So I was late for an assignment in university and my friend says, “You’re dead.”   Which is peculiar because I didn’t feel dead.  Anyhow how would dead “feel”? Then he goes on and says, “you’re deader than a doornail.”    But really, how dead can a doornail be?  Was it ever alive?  Can you have visions of doornails slithering like snakes up the wall until they find their place in the door posts? 

His next comment was that I was “dead meat”.  Well, I certainly didn’t think of myself as living meat either, a kind of bizarre and disgusting thought.   And any meat I have for supper I would hope is dead meat – nothing could survive the koshering process.  But his final comment really shocked me.  “Your professor is going to chew you up and spit you out.”  If the professor was going to do that, I think I would prefer to be dead at the time.

This dead business is strange.  Like I played the music in my apartment loud enough to wake the dead but all that happened was that people downstairs kept banging on their ceiling with a broom handle.   I guess they didn’t want to wake the dead either.  This seems to be something to avoid.   Although I am not sure what the dead guy would say if I woke him up.  I think he would thank me, unlike the people downstairs.

The big fear I have is that if I woke the dead they would all look like Michael Jackson.   Which is definitely a turn-off.  But I don’t know.  When I shuffle off this mortal coil, I give you permission to play music loud enough to wake me.  I would be curious to see what the world was like without me.

And I am sure if I appeared in response to your blasting of heavy metal on the CD player, I would look like death warmed over.   Which is okay when you come to think of it because you can get pretty cold when you’ve passed on and I wouldn’t mind having a little heat.  My toes already get cold at night.

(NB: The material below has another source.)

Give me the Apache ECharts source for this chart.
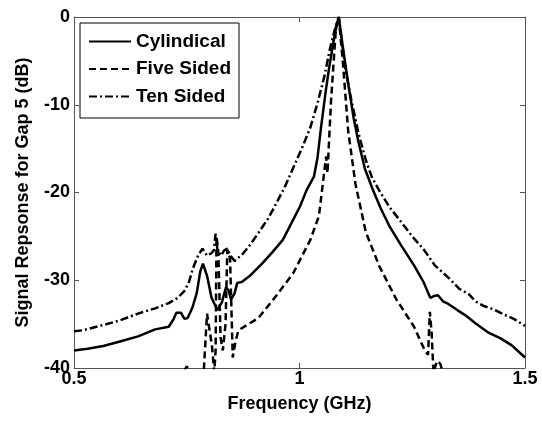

I have been told by private detectives in movies that “dead men don’t talk.”  I think that is preferable because if they did talk it would probably create enough din – to wake the dead and then where would we be?  Back up in paragraph 3.

Someone told me the other day that they were afraid I was disappearing because I have lost about eighty pounds in a year and a half.  I answered that I planned to reduce my weight to zero by the time I was 120 when I would disappear entirely. 

“But you’re still young!” came the shocked reply, completely ignoring my implication that I would live for 120 years.

So, when the doctor says to you, “you’re going to die,” you can always answer “this is news?  I always knew that being alive was a fatal condition.”

Apparently, no one gets out of this world alive (ba-dum bum).

My son, the twelve year old philosopher, said to me when we were at Dovercourt Swimming Pool waiting for the water slide, “you know Dad, living is like standing in line for the slide.  You start at the back of the line and it seems like you are hardly moving.  Then you get closer and things go a little faster.  Then you’re on the ladder.  Then all of a sudden, you’re next and finally, it’s your turn.  You have to go down the slide.”

So remember this bit of wisdom and don’t just stand around waiting while you’re in line.   Read a good book.  Listen to some music.  Tell a joke.  Enjoy the time.  And above all, let anyone butt in who wants to.